The Life Cycle of a Coupon:So, how is a coupon "born" and when does it "die"?
First, manufacturers decide what coupons they want to produce and usually has a design agency who creates the coupon.
Next, the coupon is sent to the public= either in the Sunday inserts, direct mail, or Internet.
Then, Savvy Shoppers (like yourself) clip the coupons and redeem them at the store.
Lucky for us, that is the end of the road for us and that coupon; now the hard work begins! The store will tally up the coupons at the end of the night and make sure their drawer balances by treating coupons like cash. The coupons are then all put together- usually in a pouch or bag- and sent to the corporate office. This is sometimes done once a week or once a month.
When the corporate office gets the coupons from all the different stores, they ship them to a third-party clearinghouse. The clearninghouse then has the job of separating coupons by manufacturer and between scannable coupons and damaged or torn coupons. Coupons that can be scanned are placed on a conveyor belt that scans the UPC codes and tallies the amounts.

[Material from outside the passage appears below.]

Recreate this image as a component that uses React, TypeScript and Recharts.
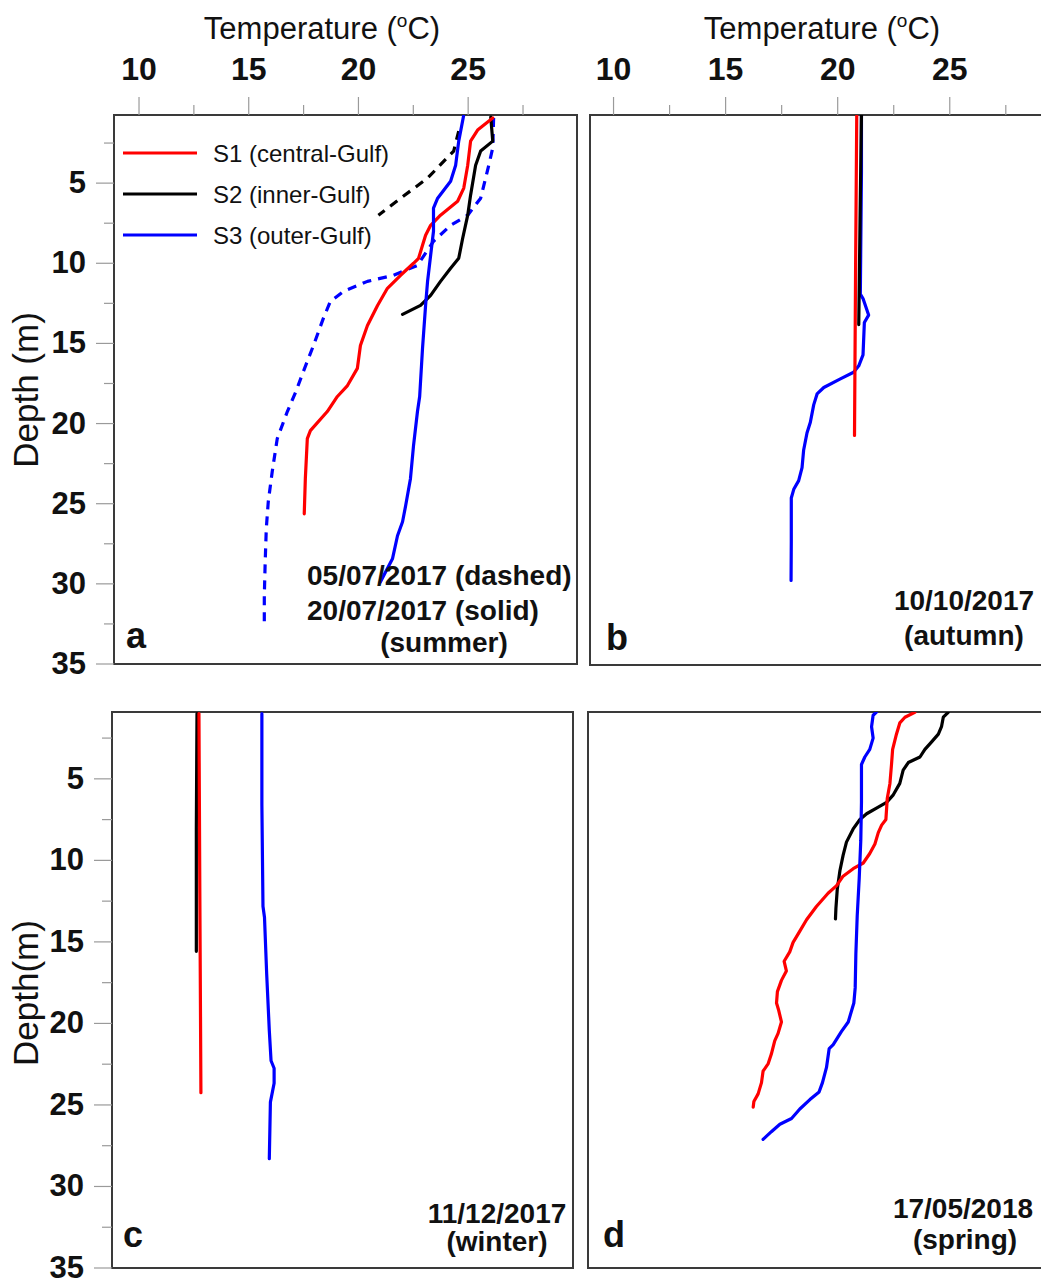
import React from "react";
import { ScatterChart, Scatter, XAxis, YAxis, ReferenceArea } from "recharts";

// temperature (°C), depth (m) pairs
const julS1Solid: [number, number][] = [
  [26.12, 0.94], [25.43, 1.69], [25.11, 2.38], [24.98, 3.88], [24.8, 5.31], [24.52, 6.13], [23.74, 7.0],
  [23.29, 7.63], [23.06, 8.25], [22.92, 8.88], [22.74, 9.69], [22.51, 10.0], [21.92, 10.75], [21.32, 11.56],
  [20.87, 12.63], [20.41, 13.88], [20.09, 15.13], [19.95, 16.56], [19.5, 17.63], [19.04, 18.31], [18.58, 19.25],
  [17.81, 20.44], [17.67, 20.94], [17.58, 23.44], [17.53, 25.63],
];
const julS2Solid: [number, number][] = [
  [26.03, 0.88], [26.12, 2.38], [25.57, 3.0], [25.34, 3.88], [25.11, 5.75], [24.98, 7.0], [24.75, 8.44],
  [24.57, 9.69], [24.2, 10.31], [23.74, 11.13], [23.29, 12.0], [22.83, 12.63], [22.01, 13.19],
];
const julS3Solid: [number, number][] = [
  [24.79, 0.81], [24.57, 2.38], [24.43, 3.88], [24.2, 4.88], [23.61, 5.94], [23.42, 6.56], [23.42, 8.0],
  [23.29, 9.5], [23.15, 11.13], [23.06, 12.63], [22.92, 15.31], [22.79, 18.31], [22.69, 19.25], [22.51, 21.38],
  [22.37, 23.44], [22.15, 25.13], [22.01, 26.13], [21.78, 27.0], [21.55, 28.44], [21.0, 29.88],
];
const julS2Dashed: [number, number][] = [
  [24.57, 1.75], [24.34, 3.0], [23.15, 4.69], [21.92, 5.94], [20.91, 7.0],
];
const julS3Dashed: [number, number][] = [
  [26.16, 0.94], [26.12, 2.81], [25.94, 3.88], [25.57, 5.94], [24.98, 7.0], [24.2, 7.63], [23.42, 8.63],
  [22.69, 10.13], [21.6, 10.75], [20.41, 11.13], [19.32, 11.75], [18.72, 12.38], [18.4, 13.44], [17.95, 15.13],
  [17.49, 16.75], [17.15, 18.0], [16.76, 19.25], [16.3, 20.94], [16.07, 23.0], [15.89, 24.88], [15.8, 26.56],
  [15.75, 28.63], [15.71, 30.75], [15.71, 32.5],
];

const octS1: [number, number][] = [[20.85, 0.8], [20.8, 10.0], [20.75, 20.7]];
const octS2: [number, number][] = [[21.06, 0.75], [21.0, 7.0], [20.94, 13.8]];
const octS3: [number, number][] = [
  [21.06, 0.75], [21.06, 4.35], [21.01, 11.91], [21.13, 12.18], [21.38, 13.21], [21.19, 13.67], [21.13, 15.69],
  [20.94, 16.37], [20.71, 16.77], [20.12, 17.18], [19.38, 17.72], [19.08, 18.12], [18.93, 18.8], [18.78, 19.88],
  [18.63, 20.55], [18.48, 21.63], [18.41, 22.71], [18.26, 23.52], [18.04, 24.06], [17.93, 24.6], [17.93, 27.3],
  [17.92, 29.73],
];

const decS1: [number, number][] = [[12.84, 1.0], [12.88, 12.0], [12.93, 24.25]];
const decS2: [number, number][] = [[12.75, 1.0], [12.72, 8.0], [12.72, 15.58]];
const decS3: [number, number][] = [
  [15.72, 1.0], [15.72, 6.57], [15.77, 12.81], [15.84, 13.5], [15.94, 16.97], [16.06, 20.44], [16.14, 22.29],
  [16.28, 22.75], [16.28, 23.67], [16.11, 24.83], [16.06, 28.3],
];

const mayS1: [number, number][] = [
  [23.58, 0.92], [23.14, 1.22], [22.91, 1.57], [22.76, 2.26], [22.59, 3.19], [22.54, 4.12], [22.47, 5.28],
  [22.35, 6.21], [22.29, 7.49], [22.1, 7.84], [21.95, 8.3], [21.8, 9.0], [21.57, 9.58], [21.28, 10.16],
  [20.83, 10.51], [20.38, 10.97], [20.09, 11.55], [19.71, 12.02], [19.19, 12.83], [18.75, 13.64], [18.45, 14.34],
  [18.15, 15.03], [18.0, 15.61], [17.75, 16.19], [17.85, 16.78], [17.63, 17.36], [17.45, 18.05], [17.41, 18.75],
  [17.51, 19.21], [17.63, 19.91], [17.48, 20.61], [17.33, 21.07], [17.18, 21.88], [17.04, 22.46], [16.81, 22.93],
  [16.74, 23.63], [16.59, 24.32], [16.4, 24.79], [16.37, 25.13],
];
const mayS2: [number, number][] = [
  [25.07, 0.92], [24.85, 1.22], [24.77, 1.8], [24.63, 2.26], [24.33, 2.73], [24.03, 3.19], [23.81, 3.66],
  [23.29, 4.0], [23.06, 4.47], [22.91, 5.28], [22.62, 5.98], [22.32, 6.44], [21.87, 6.79], [21.43, 7.14],
  [21.13, 7.49], [20.83, 8.07], [20.53, 8.88], [20.38, 9.69], [20.24, 10.62], [20.12, 11.78], [20.06, 12.94],
  [20.04, 13.59],
];
const mayS3: [number, number][] = [
  [21.87, 0.9], [21.72, 1.1], [21.65, 1.8], [21.72, 2.5], [21.57, 3.19], [21.35, 3.66], [21.2, 4.12],
  [21.2, 6.44], [21.17, 8.76], [21.1, 11.09], [21.01, 13.41], [20.95, 15.73], [20.92, 17.82], [20.86, 18.75],
  [20.61, 19.91], [20.31, 20.49], [19.94, 21.3], [19.76, 21.54], [19.64, 22.7], [19.46, 23.63], [19.31, 24.2],
  [18.9, 24.67], [18.45, 25.25], [18.08, 25.83], [17.56, 26.18], [17.18, 26.64], [16.81, 27.11],
];

const tempTicks = [10, 12.5, 15, 17.5, 20, 22.5, 25, 27.5];
const depthTicks = [2.5, 5, 7.5, 10, 12.5, 15, 17.5, 20, 22.5, 25, 27.5, 30, 32.5, 35];
const legendItems = ["S1 (central-Gulf)", "S2 (inner-Gulf)", "S3 (outer-Gulf)"];

const RED = "#ff0000";
const BLACK = "#000000";
const BLUE = "#0000ff";
const FONT = "'Liberation Sans', Arial, Helvetica, sans-serif";

const toPts = (arr: [number, number][]) => arr.map(([t, d]) => ({ t, d }));

type Series = { data: [number, number][]; color: string; dash?: string };

const TopTick = (props: any) => {
  const { x, y, payload } = props;
  const major = payload.value % 5 === 0;
  return (
    <g>
      <line x1={x} x2={x} y1={y} y2={y - (major ? 18 : 10)} stroke="#9a9a9a" strokeWidth={1.2} />
      {major && (
        <text x={x} y={y - 35} textAnchor="middle" fontFamily={FONT} fontWeight="bold" fontSize={32} fill="#111">
          {payload.value}
        </text>
      )}
    </g>
  );
};

const LeftTick = (props: any) => {
  const { x, y, payload } = props;
  const major = payload.value % 5 === 0;
  return (
    <g>
      <line x1={x} x2={x - (major ? 18 : 10)} y1={y} y2={y} stroke="#9a9a9a" strokeWidth={1.2} />
      {major && (
        <text x={x - 28} y={y + 10} textAnchor="end" fontFamily={FONT} fontWeight="bold" fontSize={31} fill="#111">
          {payload.value}
        </text>
      )}
    </g>
  );
};

function Panel({ box, margin, xDomain, yDomain, topAxis, leftAxis, series }: any) {
  return (
    <div style={{ position: "absolute", left: box.left, top: box.top }}>
      <ScatterChart width={box.width} height={box.height} margin={margin}>
        <XAxis
          type="number"
          dataKey="t"
          orientation="top"
          domain={xDomain}
          allowDataOverflow
          ticks={tempTicks}
          interval={0}
          hide={!topAxis}
          height={40}
          tickSize={0}
          tickMargin={0}
          axisLine={false}
          tickLine={false}
          tick={(p: any) => <TopTick {...p} />}
        />
        <YAxis
          type="number"
          dataKey="d"
          reversed
          domain={yDomain}
          allowDataOverflow
          ticks={depthTicks}
          interval={0}
          hide={!leftAxis}
          width={60}
          tickSize={0}
          tickMargin={0}
          axisLine={false}
          tickLine={false}
          tick={(p: any) => <LeftTick {...p} />}
        />
        {series.map((s: Series, i: number) => (
          <Scatter
            key={i}
            data={toPts(s.data)}
            fill={s.color}
            line={{ stroke: s.color, strokeWidth: 3.2, strokeDasharray: s.dash, strokeLinejoin: "round", strokeLinecap: s.dash ? "butt" : "round" }}
            shape={() => <g />}
            isAnimationActive={false}
          />
        ))}
        <ReferenceArea
          x1={xDomain[0]}
          x2={xDomain[1]}
          y1={yDomain[0]}
          y2={yDomain[1]}
          fill="none"
          stroke="#3a3a3a"
          strokeWidth={2}
          ifOverflow="visible"
        />
      </ScatterChart>
    </div>
  );
}

const Title = ({ x, y }: { x: number; y: number }) => (
  <text x={x} y={y} textAnchor="middle" fontFamily={FONT} fontSize={31} fill="#111">
    Temperature (<tspan fontSize={19} dy={-12}>o</tspan>
    <tspan dy={12}>C)</tspan>
  </text>
);

const bold = { fontFamily: FONT, fontWeight: "bold" as const, fill: "#111" };

export default function App() {
  return (
    <div style={{ position: "absolute", left: 0, top: 0, width: 1041, height: 1284, overflow: "hidden", background: "#fff" }}>
      <Panel
        box={{ left: 0, top: 0, width: 590, height: 684 }}
        margin={{ top: 75, left: 54, right: 13, bottom: 20 }}
        xDomain={[8.86, 29.96]}
        yDomain={[0.75, 35]}
        topAxis
        leftAxis
        series={[
          { data: julS2Dashed, color: BLACK, dash: "9 7" },
          { data: julS3Dashed, color: BLUE, dash: "9 7" },
          { data: julS2Solid, color: BLACK },
          { data: julS1Solid, color: RED },
          { data: julS3Solid, color: BLUE },
        ]}
      />
      <Panel
        box={{ left: 580, top: 0, width: 484, height: 684 }}
        margin={{ top: 75, left: 10, right: 10, bottom: 19 }}
        xDomain={[8.95, 29.65]}
        yDomain={[0.75, 35]}
        topAxis
        leftAxis={false}
        series={[
          { data: octS3, color: BLUE },
          { data: octS2, color: BLACK },
          { data: octS1, color: RED },
        ]}
      />
      <Panel
        box={{ left: 0, top: 700, width: 590, height: 584 }}
        margin={{ top: 12, left: 52, right: 17, bottom: 16 }}
        xDomain={[8.86, 29.96]}
        yDomain={[0.9, 35]}
        topAxis={false}
        leftAxis
        series={[
          { data: decS2, color: BLACK },
          { data: decS1, color: RED },
          { data: decS3, color: BLUE },
        ]}
      />
      <Panel
        box={{ left: 578, top: 700, width: 486, height: 584 }}
        margin={{ top: 12, left: 10, right: 12, bottom: 16 }}
        xDomain={[9.0, 29.7]}
        yDomain={[0.9, 35]}
        topAxis={false}
        leftAxis={false}
        series={[
          { data: mayS2, color: BLACK },
          { data: mayS1, color: RED },
          { data: mayS3, color: BLUE },
        ]}
      />
      <svg width={1041} height={1284} style={{ position: "absolute", left: 0, top: 0, pointerEvents: "none" }}>
        <Title x={322} y={39} />
        <Title x={822} y={39} />
        <text transform="translate(38,390) rotate(-90)" textAnchor="middle" fontFamily={FONT} fontSize={35} fill="#111">
          Depth (m)
        </text>
        <text transform="translate(38,993) rotate(-90)" textAnchor="middle" fontFamily={FONT} fontSize={35} fill="#111">
          Depth(m)
        </text>
        {legendItems.map((label, i) => (
          <g key={label}>
            <line x1={123} x2={197} y1={153 + i * 41} y2={153 + i * 41} stroke={[RED, BLACK, BLUE][i]} strokeWidth={3} />
            <text x={213} y={162 + i * 41} fontFamily={FONT} fontSize={24} fill="#111">
              {label}
            </text>
          </g>
        ))}
        <text x={307} y={585} fontSize={28} {...bold}>05/07/2017 (dashed)</text>
        <text x={307} y={620} fontSize={28} {...bold}>20/07/2017 (solid)</text>
        <text x={444} y={652} fontSize={28} textAnchor="middle" {...bold}>(summer)</text>
        <text x={126} y={648} fontSize={36} {...bold}>a</text>

        <text x={964} y={610} fontSize={28} textAnchor="middle" {...bold}>10/10/2017</text>
        <text x={964} y={645} fontSize={28} textAnchor="middle" {...bold}>(autumn)</text>
        <text x={606} y={650} fontSize={36} {...bold}>b</text>

        <text x={497} y={1223} fontSize={28} textAnchor="middle" {...bold}>11/12/2017</text>
        <text x={497} y={1251} fontSize={28} textAnchor="middle" {...bold}>(winter)</text>
        <text x={123} y={1247} fontSize={36} {...bold}>c</text>

        <text x={963} y={1218} fontSize={28} textAnchor="middle" {...bold}>17/05/2018</text>
        <text x={965} y={1249} fontSize={28} textAnchor="middle" {...bold}>(spring)</text>
        <text x={603} y={1247} fontSize={36} {...bold}>d</text>
      </svg>
    </div>
  );
}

The total value of each manufacturers' coupons is tallied (the damaged coupons are tallied by hand) and then the coupons and an invoice are sent to the manufacturer.
Now, either the manufacturer will reimburse the clearninghouse and the clearinghouse will reimburse the store, OR the manufacturer will send a check directly to the store and then pay the clearninghouse. The stores get an addictional $0.08 per coupon for shipping and the clearinghouse is paid a certain fee by the store.
Whew!! A lot of work goes on behind the scene, doesn't it?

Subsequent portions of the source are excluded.